Type apify login to log in to your account. You can either use the API token or verify through your browser.
Once logged in, type apify push, and you’re good to go.

Once deployed, head over to Apify Console > Your Actor > Click “Start” to run the scraper on Apify.

Once run, the output would be something like below:

Scrape images with a ready-made Actor

Building a scraper from scratch has its own advantages, like its flexibility, but it’s not without its downsides either. As you continue to use the scraper, you’ll have to work with more advanced error handling, storage issues, and such.

The best solution to this would be to use a ready-made scraper on Apify. They are built with error handling and other advanced features, and you don’t have to worry about storage either.

To try it out, you can go to Image Download Scraper on Apify > Try for free, and run the Actor.

In the console, fill out the entries as desired (URL, number of images or pages, etc.)

Once run, you’ll see an output like below:

Recap

Now you know how to build a web scraper to collect images from a URL using Crawlee for Python and the beautiful soup library, and deploy it on the Apify platform for easier management of the data. For an easier way to run a scraper without coding, use Apify’s ready-made scraper with advanced features.
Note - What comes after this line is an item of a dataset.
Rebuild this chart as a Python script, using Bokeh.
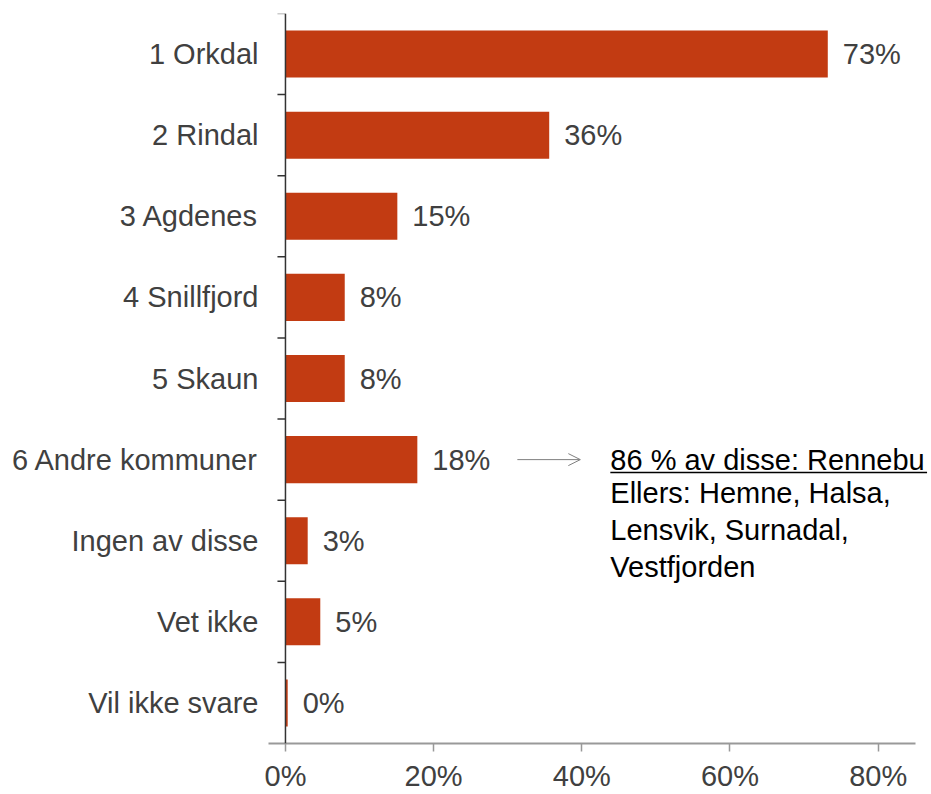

Frequently Asked Questions (FAQs)

Can you scrape images from a website?

Yes, you can scrape images from a website by using programming libraries like BeautifulSoup or Selenium to locate image tags, extract their source URLs, and download them using HTTP requests. Or else, you can use a ready-made scraper on Apify.

Is it legal to scrape images from a website?

Yes, it is legal to scrape images from a website in certain contexts, but it comes with important limitations. Always check the website's terms of service, robots.txt file, and copyright status of images.

How to scrape images from a website?

To scrape images from a website, use a library like BeautifulSoup to parse the HTML, locate all tags, extract their src attributes, convert relative URLs to absolute ones, and download each image using HTTP requests with appropriate headers.